THE REQUEST: Transcribe the material verbatim in full; the pictures do not belong in the copy.

### STORED DATA

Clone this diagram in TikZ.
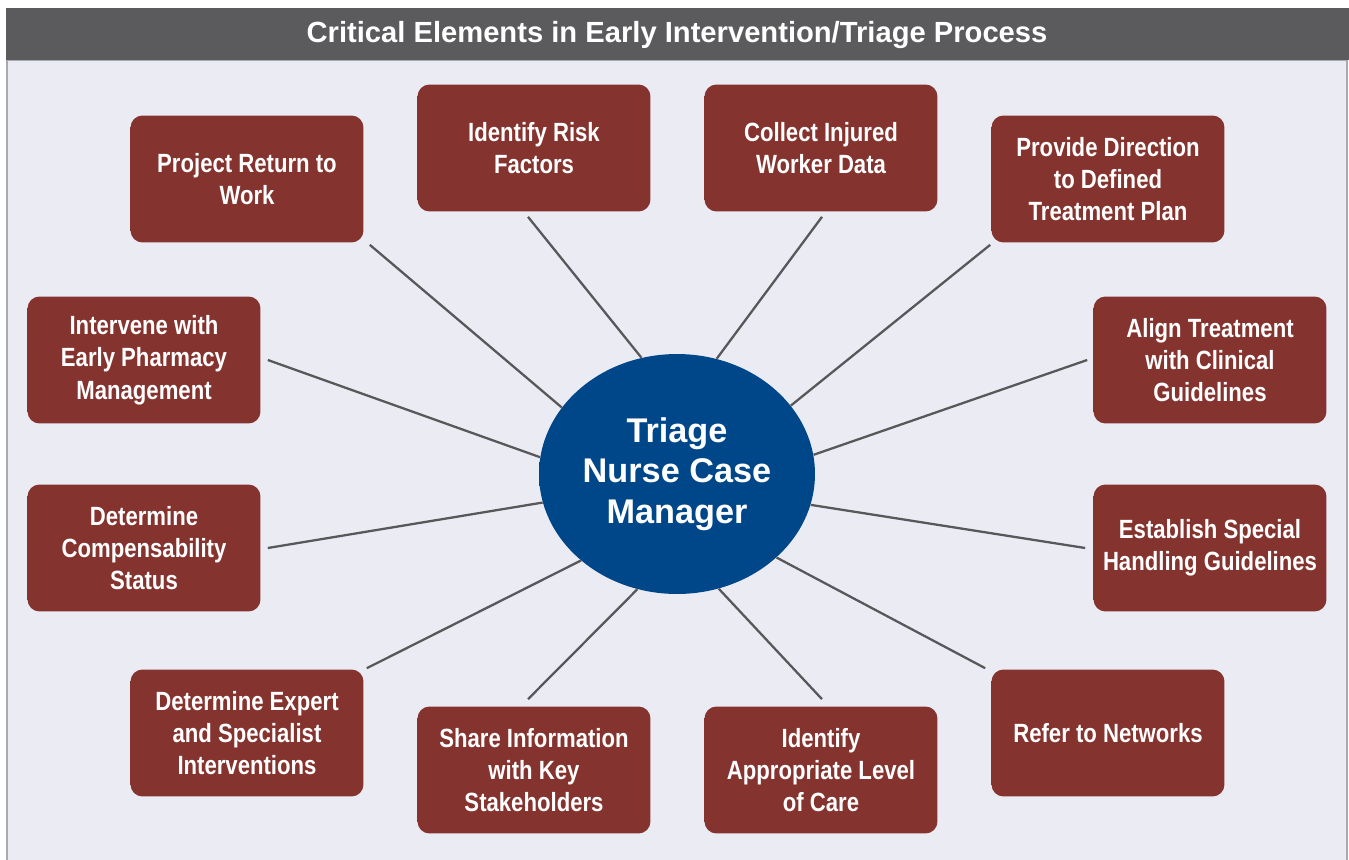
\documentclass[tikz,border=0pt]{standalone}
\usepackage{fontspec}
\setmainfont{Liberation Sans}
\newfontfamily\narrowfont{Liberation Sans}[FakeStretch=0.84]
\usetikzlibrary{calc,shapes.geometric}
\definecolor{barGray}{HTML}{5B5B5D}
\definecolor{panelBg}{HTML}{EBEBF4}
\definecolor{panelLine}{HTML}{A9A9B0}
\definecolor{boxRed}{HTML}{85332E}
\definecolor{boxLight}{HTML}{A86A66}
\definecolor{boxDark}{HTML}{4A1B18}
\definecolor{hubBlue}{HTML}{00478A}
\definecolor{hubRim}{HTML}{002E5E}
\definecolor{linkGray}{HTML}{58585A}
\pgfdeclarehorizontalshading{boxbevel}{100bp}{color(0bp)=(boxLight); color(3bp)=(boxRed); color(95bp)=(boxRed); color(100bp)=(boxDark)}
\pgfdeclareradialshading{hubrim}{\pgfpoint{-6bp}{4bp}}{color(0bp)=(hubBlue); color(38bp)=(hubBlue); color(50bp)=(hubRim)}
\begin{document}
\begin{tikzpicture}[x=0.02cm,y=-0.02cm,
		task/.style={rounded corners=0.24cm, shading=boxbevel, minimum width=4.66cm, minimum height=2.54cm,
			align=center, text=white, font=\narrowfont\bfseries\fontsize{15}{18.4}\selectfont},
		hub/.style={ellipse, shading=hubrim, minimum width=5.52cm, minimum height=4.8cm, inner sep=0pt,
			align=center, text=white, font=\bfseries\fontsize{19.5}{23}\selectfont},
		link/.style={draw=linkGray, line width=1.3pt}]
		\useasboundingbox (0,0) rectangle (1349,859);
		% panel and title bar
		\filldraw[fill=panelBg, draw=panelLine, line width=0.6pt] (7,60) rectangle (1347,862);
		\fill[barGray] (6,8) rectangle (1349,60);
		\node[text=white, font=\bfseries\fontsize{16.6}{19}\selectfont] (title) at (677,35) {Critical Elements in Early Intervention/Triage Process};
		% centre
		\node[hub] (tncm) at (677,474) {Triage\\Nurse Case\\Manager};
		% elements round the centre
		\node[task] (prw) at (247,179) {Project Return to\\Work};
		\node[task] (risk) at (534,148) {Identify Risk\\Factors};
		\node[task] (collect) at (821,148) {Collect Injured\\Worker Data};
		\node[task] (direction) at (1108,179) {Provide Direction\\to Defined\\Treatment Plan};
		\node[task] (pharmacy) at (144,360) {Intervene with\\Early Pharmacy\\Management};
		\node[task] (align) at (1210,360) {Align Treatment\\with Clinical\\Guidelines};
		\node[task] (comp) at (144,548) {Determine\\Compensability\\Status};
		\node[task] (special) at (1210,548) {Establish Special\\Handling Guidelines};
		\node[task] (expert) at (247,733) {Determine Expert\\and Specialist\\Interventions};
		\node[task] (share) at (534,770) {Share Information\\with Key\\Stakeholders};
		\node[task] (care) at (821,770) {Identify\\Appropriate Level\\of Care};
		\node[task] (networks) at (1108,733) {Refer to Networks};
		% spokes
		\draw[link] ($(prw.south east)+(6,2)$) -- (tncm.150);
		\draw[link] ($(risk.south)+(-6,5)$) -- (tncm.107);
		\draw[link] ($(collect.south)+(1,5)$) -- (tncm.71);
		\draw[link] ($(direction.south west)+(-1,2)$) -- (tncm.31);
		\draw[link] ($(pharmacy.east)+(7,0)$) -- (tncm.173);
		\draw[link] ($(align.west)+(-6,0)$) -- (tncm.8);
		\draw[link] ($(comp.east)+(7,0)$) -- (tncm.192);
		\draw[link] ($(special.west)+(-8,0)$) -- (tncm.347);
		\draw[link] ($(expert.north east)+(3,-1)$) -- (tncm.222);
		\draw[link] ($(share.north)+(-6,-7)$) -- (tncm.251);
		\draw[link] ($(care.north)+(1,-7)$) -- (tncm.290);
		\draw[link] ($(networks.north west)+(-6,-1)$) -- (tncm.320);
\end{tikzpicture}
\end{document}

######

ANSWER:
Clone this diagram in TikZ.
\documentclass[tikz,border=0pt]{standalone}
\usepackage{fontspec}
\setmainfont{Liberation Sans}
\newfontfamily\narrowfont{Liberation Sans}[FakeStretch=0.84]
\usetikzlibrary{calc,shapes.geometric}
\definecolor{barGray}{HTML}{5B5B5D}
\definecolor{panelBg}{HTML}{EBEBF4}
\definecolor{panelLine}{HTML}{A9A9B0}
\definecolor{boxRed}{HTML}{85332E}
\definecolor{boxLight}{HTML}{A86A66}
\definecolor{boxDark}{HTML}{4A1B18}
\definecolor{hubBlue}{HTML}{00478A}
\definecolor{hubRim}{HTML}{002E5E}
\definecolor{linkGray}{HTML}{58585A}
\pgfdeclarehorizontalshading{boxbevel}{100bp}{color(0bp)=(boxLight); color(3bp)=(boxRed); color(95bp)=(boxRed); color(100bp)=(boxDark)}
\pgfdeclareradialshading{hubrim}{\pgfpoint{-6bp}{4bp}}{color(0bp)=(hubBlue); color(38bp)=(hubBlue); color(50bp)=(hubRim)}
\begin{document}
\begin{tikzpicture}[x=0.02cm,y=-0.02cm,
		task/.style={rounded corners=0.24cm, shading=boxbevel, minimum width=4.66cm, minimum height=2.54cm,
			align=center, text=white, font=\narrowfont\bfseries\fontsize{15}{18.4}\selectfont},
		hub/.style={ellipse, shading=hubrim, minimum width=5.52cm, minimum height=4.8cm, inner sep=0pt,
			align=center, text=white, font=\bfseries\fontsize{19.5}{23}\selectfont},
		link/.style={draw=linkGray, line width=1.3pt}]
		\useasboundingbox (0,0) rectangle (1349,859);
		% panel and title bar
		\filldraw[fill=panelBg, draw=panelLine, line width=0.6pt] (7,60) rectangle (1347,862);
		\fill[barGray] (6,8) rectangle (1349,60);
		\node[text=white, font=\bfseries\fontsize{16.6}{19}\selectfont] (title) at (677,35) {Critical Elements in Early Intervention/Triage Process};
		% centre
		\node[hub] (tncm) at (677,474) {Triage\\Nurse Case\\Manager};
		% elements round the centre
		\node[task] (prw) at (247,179) {Project Return to\\Work};
		\node[task] (risk) at (534,148) {Identify Risk\\Factors};
		\node[task] (collect) at (821,148) {Collect Injured\\Worker Data};
		\node[task] (direction) at (1108,179) {Provide Direction\\to Defined\\Treatment Plan};
		\node[task] (pharmacy) at (144,360) {Intervene with\\Early Pharmacy\\Management};
		\node[task] (align) at (1210,360) {Align Treatment\\with Clinical\\Guidelines};
		\node[task] (comp) at (144,548) {Determine\\Compensability\\Status};
		\node[task] (special) at (1210,548) {Establish Special\\Handling Guidelines};
		\node[task] (expert) at (247,733) {Determine Expert\\and Specialist\\Interventions};
		\node[task] (share) at (534,770) {Share Information\\with Key\\Stakeholders};
		\node[task] (care) at (821,770) {Identify\\Appropriate Level\\of Care};
		\node[task] (networks) at (1108,733) {Refer to Networks};
		% spokes
		\draw[link] ($(prw.south east)+(6,2)$) -- (tncm.150);
		\draw[link] ($(risk.south)+(-6,5)$) -- (tncm.107);
		\draw[link] ($(collect.south)+(1,5)$) -- (tncm.71);
		\draw[link] ($(direction.south west)+(-1,2)$) -- (tncm.31);
		\draw[link] ($(pharmacy.east)+(7,0)$) -- (tncm.173);
		\draw[link] ($(align.west)+(-6,0)$) -- (tncm.8);
		\draw[link] ($(comp.east)+(7,0)$) -- (tncm.192);
		\draw[link] ($(special.west)+(-8,0)$) -- (tncm.347);
		\draw[link] ($(expert.north east)+(3,-1)$) -- (tncm.222);
		\draw[link] ($(share.north)+(-6,-7)$) -- (tncm.251);
		\draw[link] ($(care.north)+(1,-7)$) -- (tncm.290);
		\draw[link] ($(networks.north west)+(-6,-1)$) -- (tncm.320);
\end{tikzpicture}
\end{document}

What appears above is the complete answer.